Healthcare worker safety is paramount in our pandemic response.
On 31 July, we moved to a higher level of PPE requirements for our healthcare workers attending Code Blues and MET calls.
Since then, there have been further changes to PPE with N95 masks and face shields now required in:
- Settings with high numbers of suspected or confirmed COVID positive patients
- Uncontrolled settings where persons with suspected or confirmed COVID-19 are treated, where there is a need for frequent PPE changes, or there is risk of unplanned AGPs or aerosol-generating behaviours.
These changes can be viewed on the MET Call and Code Blue flowcharts page.

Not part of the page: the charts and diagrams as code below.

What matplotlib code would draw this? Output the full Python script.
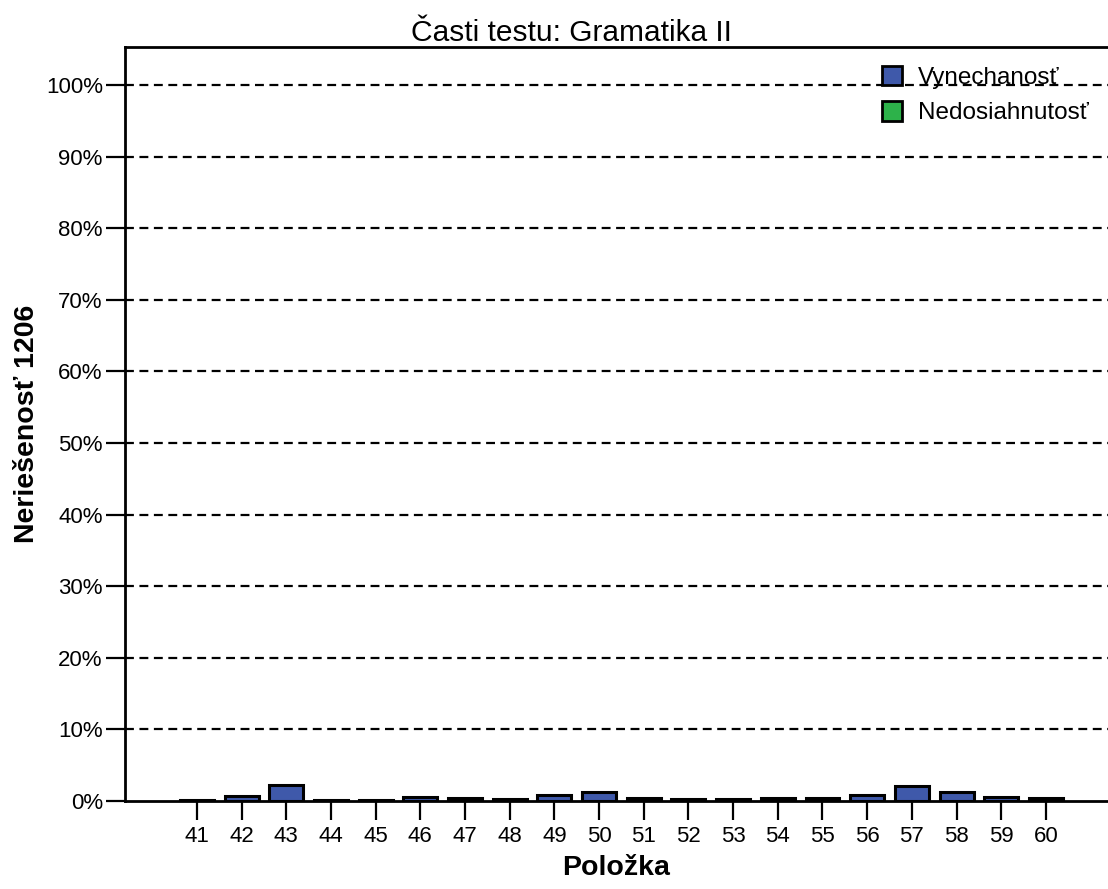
import matplotlib
matplotlib.use("Agg")
import matplotlib.pyplot as plt
from matplotlib.patches import Patch
import numpy as np

plt.rcParams['font.family'] = ['Liberation Sans', 'DejaVu Sans']

items = [41, 42, 43, 44, 45, 46, 47, 48, 49, 50, 51, 52, 53, 54, 55, 56, 57, 58, 59, 60]
vynechanost = [0.2, 0.7, 2.2, 0.1, 0.1, 0.5, 0.35, 0.25, 0.8, 1.2,
               0.45, 0.3, 0.3, 0.4, 0.35, 0.85, 2.1, 1.3, 0.55, 0.4]
nedosiahnutost = [0.0] * 20
yticks = [0, 10, 20, 30, 40, 50, 60, 70, 80, 90, 100]
ytick_labels = [f"{v}%" for v in yticks]

title = "Časti testu: Gramatika II"
xlabel = "Položka"
ylabel = "Neriešenosť 1206"
legend_labels = ["Vynechanosť", "Nedosiahnutosť"]

blue = "#3F59AA"
green = "#2DB24A"

W, H = 1108, 889
fig = plt.figure(figsize=(W / 100, H / 100), dpi=100)
ax = fig.add_axes([125 / W, 1 - 801 / H, (W - 125) / W, (801 - 47) / H])

ax.bar(items, vynechanost, width=0.76, color=blue, edgecolor="black", linewidth=2.2, zorder=3)
ax.bar(items, nedosiahnutost, bottom=vynechanost, width=0.76, color=green,
       edgecolor="black", linewidth=0, zorder=3)

ax.set_xlim(39.39, 61.39)
ax.set_ylim(0, 105.3)
ax.set_yticks(yticks)
ax.set_yticklabels(ytick_labels)
ax.set_xticks(items)
ax.set_xticklabels([str(i) for i in items])

for y in yticks[1:]:
    ax.axhline(y, color="black", linestyle=(0, (4, 2.5)), linewidth=1.6, zorder=1)

ax.tick_params(axis="both", direction="out", length=14, width=1.6, labelsize=16,
               colors="black", pad=2)
ax.tick_params(axis="x", pad=4)
for s in ["left", "bottom", "top"]:
    ax.spines[s].set_linewidth(2)
ax.spines["right"].set_visible(False)

ax.set_title(title, fontsize=21.5, x=0.454, pad=4)
ax.set_xlabel(xlabel, fontsize=20.5, fontweight="bold", labelpad=6)
ax.set_ylabel(ylabel, fontsize=20.5, fontweight="bold", labelpad=4)

handles = [Patch(facecolor=blue, edgecolor="black", linewidth=2),
           Patch(facecolor=green, edgecolor="black", linewidth=2)]
leg = ax.legend(handles, legend_labels, loc="upper right", bbox_to_anchor=(1.003, 1.004),
                frameon=False, fontsize=17.5, handlelength=0.85, handleheight=0.85,
                handletextpad=0.65, labelspacing=0.5)
leg.set_zorder(5)

fig.savefig("out.png", dpi=100)
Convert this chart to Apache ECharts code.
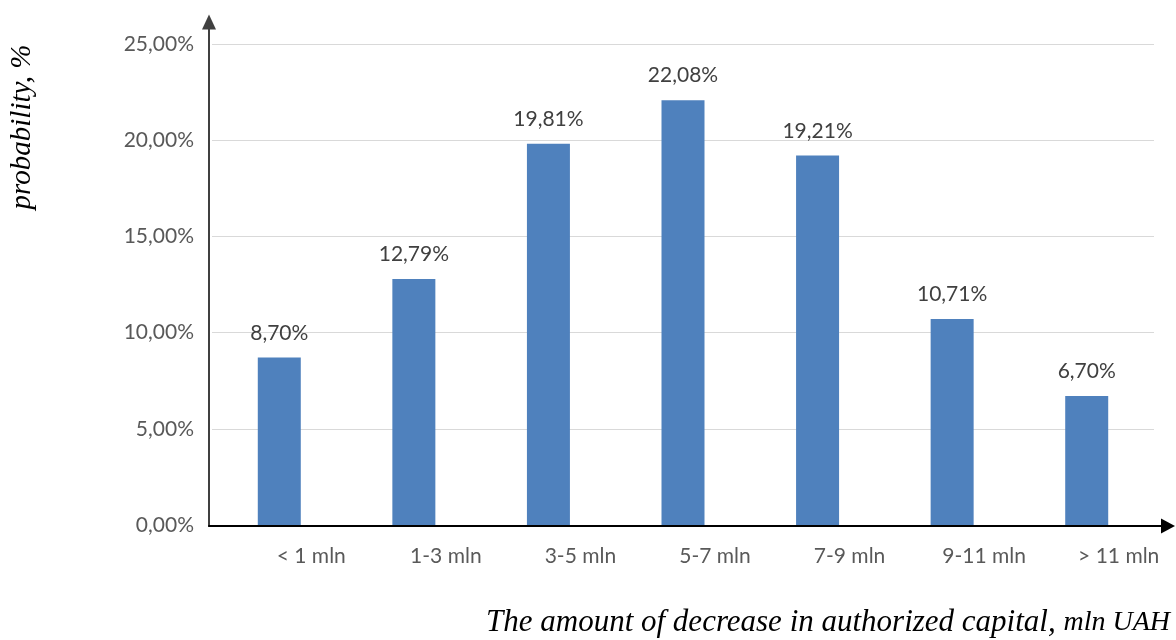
<!DOCTYPE html>
<html>
<head>
<meta charset="utf-8">
<script src="https://cdn.jsdelivr.net/npm/echarts@6/dist/echarts.min.js"></script>
<style>html,body{margin:0;padding:0;background:#fff}#c{width:1176px;height:640px}</style>
</head>
<body>
<div id="c"></div>
<script>
var categories = ['< 1 mln', '1-3 mln', '3-5 mln', '5-7 mln', '7-9 mln', '9-11 mln', '> 11 mln'];
var probabilities = [8.70, 12.79, 19.81, 22.08, 19.21, 10.71, 6.70];
var yTicks = [0, 5, 10, 15, 20, 25];
var yTitle = 'probability, %';
var xTitleMain = 'The amount of decrease in authorized capital,';
var xTitleUnit = 'mln UAH';

function pct(v) { return v.toFixed(2).replace('.', ',') + '%'; }

var chart = echarts.init(document.getElementById('c'));
chart.setOption({
  backgroundColor: '#fff',
  animation: false,
  grid: [
    { left: 212, right: 22, top: 44, bottom: 115 },
    { left: 209, right: 8, top: 22, bottom: 114 }
  ],
  xAxis: [
    {
      type: 'category', gridIndex: 0, data: categories, boundaryGap: true,
      axisLine: { show: false }, axisTick: { show: false },
      axisLabel: { margin: 21, fontFamily: 'Lato', fontSize: 21, color: '#595959', padding: [0, 0, 0, 64] }
    },
    {
      type: 'value', gridIndex: 1, min: 0, max: 1,
      axisLine: { show: true, symbol: ['none', 'triangle'], symbolSize: [15, 14], lineStyle: { color: '#000', width: 2 } },
      axisTick: { show: false }, axisLabel: { show: false }, splitLine: { show: false }
    }
  ],
  yAxis: [
    {
      type: 'value', gridIndex: 0, min: yTicks[0], max: yTicks[yTicks.length - 1], interval: 5,
      axisLine: { show: false }, axisTick: { show: false },
      axisLabel: { margin: 18, fontFamily: 'Lato', fontSize: 21, color: '#595959', formatter: function (v) { return pct(v); } },
      splitLine: { show: true, lineStyle: { color: '#d9d9d9', width: 1 } }
    },
    {
      type: 'value', gridIndex: 1, min: 0, max: 1,
      axisLine: { show: true, symbol: ['none', 'triangle'], symbolSize: [14, 15], lineStyle: { color: '#404040', width: 2 } },
      axisTick: { show: false }, axisLabel: { show: false }, splitLine: { show: false }
    }
  ],
  series: [{
    type: 'bar', xAxisIndex: 0, yAxisIndex: 0, data: probabilities, barWidth: 43,
    itemStyle: { color: '#4f81bd' },
    label: { show: true, position: 'top', distance: 14, fontFamily: 'Lato', fontSize: 21, color: '#404040', formatter: function (p) { return pct(p.value); } }
  }],
  graphic: [
    {
      type: 'text', x: 22, y: 127, rotation: Math.PI / 2,
      style: { text: yTitle, font: 'italic 29px "Liberation Serif"', fill: '#000', align: 'center', verticalAlign: 'middle' }
    },
    {
      type: 'text', x: 1170, y: 623,
      style: {
        text: '{a|' + xTitleMain + ' }{b|' + xTitleUnit + '}', align: 'right', verticalAlign: 'middle',
        rich: {
          a: { fontFamily: 'Liberation Serif', fontStyle: 'italic', fontSize: 31, fill: '#000' },
          b: { fontFamily: 'Liberation Serif', fontStyle: 'italic', fontSize: 28, fill: '#000' }
        }
      }
    }
  ]
});
</script>
</body>
</html>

All patients who deteriorate and require a Code Blue or MET response will be managed as if they are COVID positive.
The main changes include:
- The first responders, will apply Hudson Mask O2 10 L/min on the patient if in cardiac arrest
- If already in wearing a surgical mask and face shield, they should put on gown and gloves and commence compression-only CPR and apply defibrillator and deliver shock as per Monash Health guideline.
- If another first responder is available, they must don Tier 3 PPE and may commence bag and mask while they wait for the arrest team to arrive.
- If the first responder is already wearing an N95 mask and Face shield- apply gown and gloves and commence bag and mask ventilation, CPR and apply defibrillator as per Monash Health guideline
- While undertaking bag-valve mask ventilation, first responders must ensure they use two-handed vice grip, straight arms, minimise breaths, maintain seal
- Code Blue and MET teams will don Tier 3 PPE before entering the room
- All airway management must be performed by the most skilled clinician available during the response
- Viral filters must be applied to all airway devices at the patient end
- Intubation or placement of a supraglottic airway: performed by senior critical care staff (Anaesthetics, Emergency & ICU registrars and consultants) trained in the principles of intubating COVID patients or by MICA. Anaesthetic SRMOs can attempt placement of a supraglottic airway, if they have been trained in the principles of airway management in COVID patients.